** start of SUPPLIED RECORDS **

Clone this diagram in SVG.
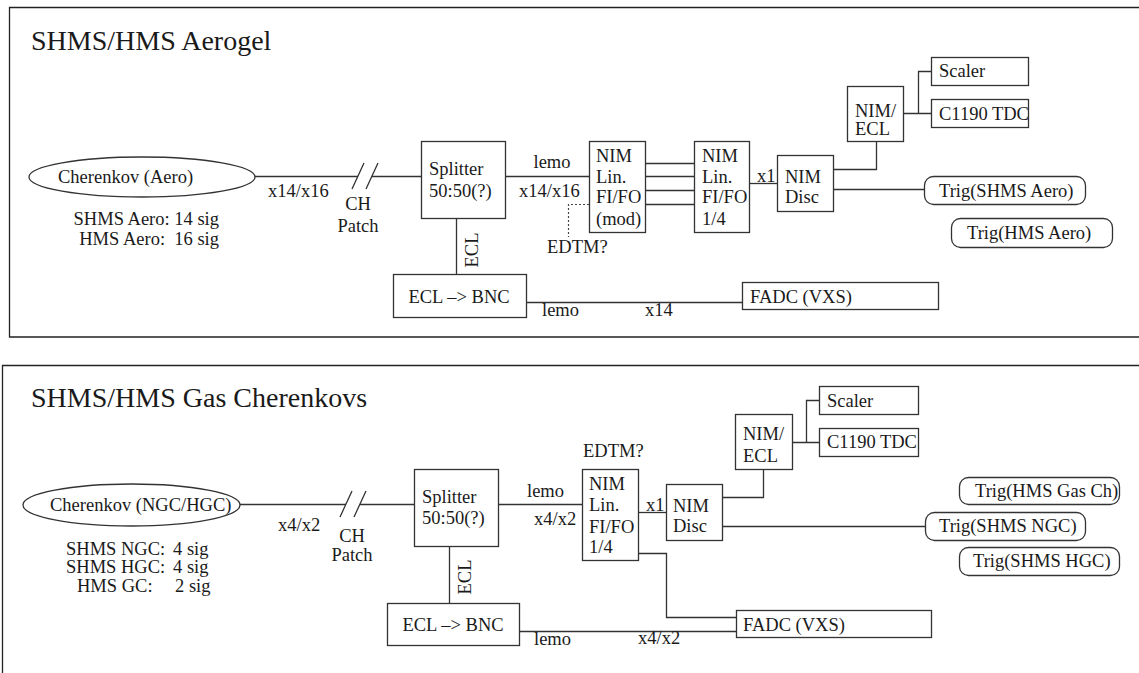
<svg xmlns="http://www.w3.org/2000/svg" width="1139" height="673" viewBox="0 0 1139 673">
<style>
text{font-family:"Liberation Serif","Times New Roman",serif;font-size:18.5px;fill:#1a1a1a}
.t{font-size:28px}
.m{text-anchor:middle}
.e{text-anchor:end}
.b{fill:#fff;stroke:#333;stroke-width:1.3}
.c{fill:none;stroke:#333;stroke-width:1.3}
.d{fill:none;stroke:#444;stroke-width:1.2;stroke-dasharray:2,2}
.f{fill:none;stroke:#222;stroke-width:1.3}
</style>
<rect width="1139" height="673" fill="#fff"/>

<!-- ===== Top panel ===== -->
<g id="panel-aerogel">
<path class="f" d="M1140,7.5 H9.5 V337 H1140"/>
<text class="t" x="31" y="50">SHMS/HMS Aerogel</text>
</g>

<g id="connectors-aerogel">
<path class="c" d="M255,176.5 H358"/>
<path class="c" d="M352,189 L364,163 M366,189 L378,163"/>
<path class="c" d="M372,176.5 H421"/>
<path class="c" d="M505,176.5 H589"/>
<path class="c" d="M645,163.5 H694 M645,176.5 H694 M645,190.5 H694 M645,204.5 H694"/>
<path class="d" d="M589,204.5 H568.5 V237"/>
<path class="c" d="M749,183.5 H777"/>
<path class="c" d="M833,169.5 H876.5 V141"/>
<path class="c" d="M833,189.5 H924"/>
<path class="c" d="M903,113.5 H931 M918.5,113.5 V71.5 H931"/>
<path class="c" d="M456.5,218 V274"/>
<path class="c" d="M526,302.5 H742"/>
<text x="268" y="197">x14/x16</text>
<text class="m" x="358" y="210">CH</text>
<text class="m" x="358" y="232">Patch</text>
<text class="m" x="552" y="168">lemo</text>
<text x="519" y="197">x14/x16</text>
<text x="547" y="253">EDTM?</text>
<text class="m" transform="translate(478,250) rotate(-90)">ECL</text>
<text x="542" y="316">lemo</text>
<text x="645" y="316">x14</text>
<text x="757" y="182">x1</text>
</g>

<g id="aero-cherenkov">
<ellipse class="b" cx="142" cy="177" rx="113" ry="20"/>
<text x="58" y="183">Cherenkov (Aero)</text>
<text class="e" x="219" y="225" xml:space="preserve">SHMS Aero: 14 sig</text>
<text class="e" x="219" y="245" xml:space="preserve">HMS Aero:  16 sig</text>
</g>
<g id="aero-splitter">
<rect class="b" x="421.5" y="141.5" width="84" height="77"/>
<text x="429" y="175">Splitter</text>
<text x="429" y="197">50:50(?)</text>
</g>
<g id="aero-nim-fifo-mod">
<rect class="b" x="589.5" y="141.5" width="56" height="91"/>
<text x="596" y="162">NIM</text>
<text x="596" y="183">Lin.</text>
<text x="596" y="203">FI/FO</text>
<text x="596" y="225">(mod)</text>
</g>
<g id="aero-nim-fifo-quarter">
<rect class="b" x="694.5" y="141.5" width="55" height="91"/>
<text x="702" y="162">NIM</text>
<text x="702" y="183">Lin.</text>
<text x="702" y="203">FI/FO</text>
<text x="702" y="225">1/4</text>
</g>
<g id="aero-nim-disc">
<rect class="b" x="777.5" y="155.5" width="56" height="56"/>
<text x="785" y="183">NIM</text>
<text x="785" y="203">Disc</text>
</g>
<g id="aero-nim-ecl">
<rect class="b" x="847.5" y="86.5" width="56" height="55"/>
<text x="855" y="117">NIM/</text>
<text x="855" y="135">ECL</text>
</g>
<g id="aero-scaler">
<rect class="b" x="931.5" y="57.5" width="97" height="28"/>
<text x="939" y="77">Scaler</text>
</g>
<g id="aero-tdc">
<rect class="b" x="931.5" y="99.5" width="97" height="28"/>
<text x="939" y="120">C1190 TDC</text>
</g>
<g id="aero-trig-shms">
<rect class="b" x="924.5" y="176.5" width="161" height="28" rx="9"/>
<text x="939" y="197">Trig(SHMS Aero)</text>
</g>
<g id="aero-trig-hms">
<rect class="b" x="951.5" y="218.5" width="161" height="29" rx="9"/>
<text x="967" y="239">Trig(HMS Aero)</text>
</g>
<g id="aero-ecl-bnc">
<rect class="b" x="393.5" y="274.5" width="133" height="43"/>
<text class="m" x="459" y="303">ECL –&gt; BNC</text>
</g>
<g id="aero-fadc">
<rect class="b" x="742.5" y="282.5" width="196" height="27"/>
<text x="750" y="303">FADC (VXS)</text>
</g>

<!-- ===== Bottom panel ===== -->
<g id="panel-gas">
<path class="f" d="M1140,365.5 H2.5 V674"/>
<text class="t" x="31" y="407">SHMS/HMS Gas Cherenkovs</text>
</g>

<g id="connectors-gas">
<path class="c" d="M240,504.5 H346"/>
<path class="c" d="M340,517 L352,491 M354,517 L366,491"/>
<path class="c" d="M360,504.5 H414"/>
<path class="c" d="M498,504.5 H582"/>
<path class="c" d="M638,512.5 H666"/>
<path class="c" d="M722,497.5 H763.5 V469"/>
<path class="c" d="M792,442.5 H819 M806.5,442.5 V400.5 H819"/>
<path class="c" d="M722,526.5 H925"/>
<path class="c" d="M638,553.5 H666.5 V617.5 H736"/>
<path class="c" d="M449.5,546 V603"/>
<path class="c" d="M519,631.5 H736"/>
<text x="278" y="531">x4/x2</text>
<text class="m" x="352" y="542">CH</text>
<text class="m" x="352" y="561">Patch</text>
<text x="527" y="497">lemo</text>
<text x="534" y="525">x4/x2</text>
<text x="583" y="457">EDTM?</text>
<text x="646" y="511">x1</text>
<text class="m" transform="translate(471,577) rotate(-90)">ECL</text>
<text x="534" y="645">lemo</text>
<text x="638" y="644">x4/x2</text>
</g>

<g id="gas-cherenkov">
<ellipse class="b" cx="131.5" cy="505" rx="108.5" ry="21"/>
<text x="50" y="511">Cherenkov (NGC/HGC)</text>
<text x="66" y="555">SHMS NGC:</text><text x="173" y="555">4 sig</text>
<text x="66" y="573">SHMS HGC:</text><text x="173" y="573">4 sig</text>
<text x="77" y="592">HMS GC:</text><text x="175" y="592">2 sig</text>
</g>
<g id="gas-splitter">
<rect class="b" x="414.5" y="469.5" width="84" height="77"/>
<text x="422" y="503">Splitter</text>
<text x="422" y="524">50:50(?)</text>
</g>
<g id="gas-nim-fifo">
<rect class="b" x="582.5" y="469.5" width="56" height="91"/>
<text x="589" y="490">NIM</text>
<text x="589" y="511">Lin.</text>
<text x="589" y="533">FI/FO</text>
<text x="589" y="553">1/4</text>
</g>
<g id="gas-nim-disc">
<rect class="b" x="666.5" y="484.5" width="56" height="56"/>
<text x="673" y="512">NIM</text>
<text x="673" y="532">Disc</text>
</g>
<g id="gas-nim-ecl">
<rect class="b" x="735.5" y="414.5" width="57" height="55"/>
<text x="743" y="440">NIM/</text>
<text x="743" y="462">ECL</text>
</g>
<g id="gas-scaler">
<rect class="b" x="819.5" y="386.5" width="99" height="28"/>
<text x="827" y="407">Scaler</text>
</g>
<g id="gas-tdc">
<rect class="b" x="819.5" y="428.5" width="99" height="28"/>
<text x="827" y="448">C1190 TDC</text>
</g>
<g id="gas-trig-hms">
<rect class="b" x="959.5" y="477.5" width="160" height="27" rx="9"/>
<text x="975" y="497">Trig(HMS Gas Ch)</text>
</g>
<g id="gas-trig-shms-ngc">
<rect class="b" x="925.5" y="512.5" width="160" height="28" rx="9"/>
<text x="939" y="532">Trig(SHMS NGC)</text>
</g>
<g id="gas-trig-shms-hgc">
<rect class="b" x="959.5" y="547.5" width="160" height="28" rx="9"/>
<text x="973" y="567">Trig(SHMS HGC)</text>
</g>
<g id="gas-ecl-bnc">
<rect class="b" x="387.5" y="603.5" width="132" height="42"/>
<text class="m" x="453" y="631">ECL –&gt; BNC</text>
</g>
<g id="gas-fadc">
<rect class="b" x="736.5" y="610.5" width="195" height="27"/>
<text x="743" y="631">FADC (VXS)</text>
</g>
</svg>
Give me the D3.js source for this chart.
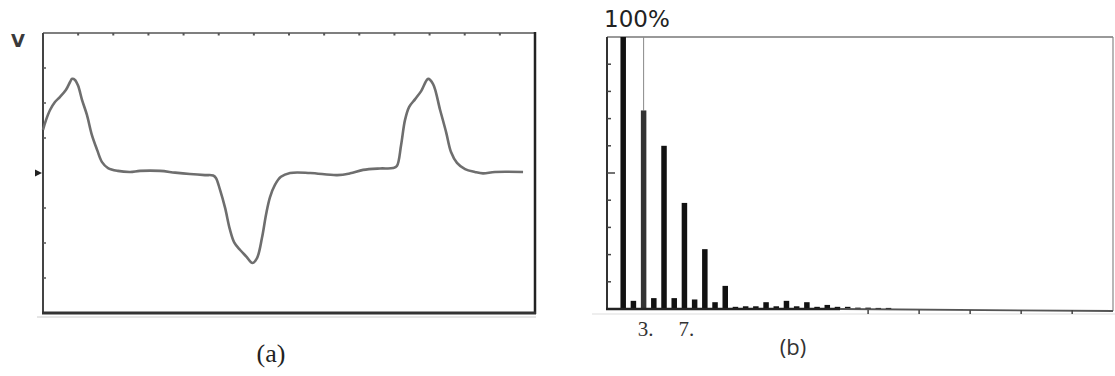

** end of SUPPLIED RECORDS **

Each line that holds the string "this" counts once; give the total and nothing else.

> THE SOLUTION: 2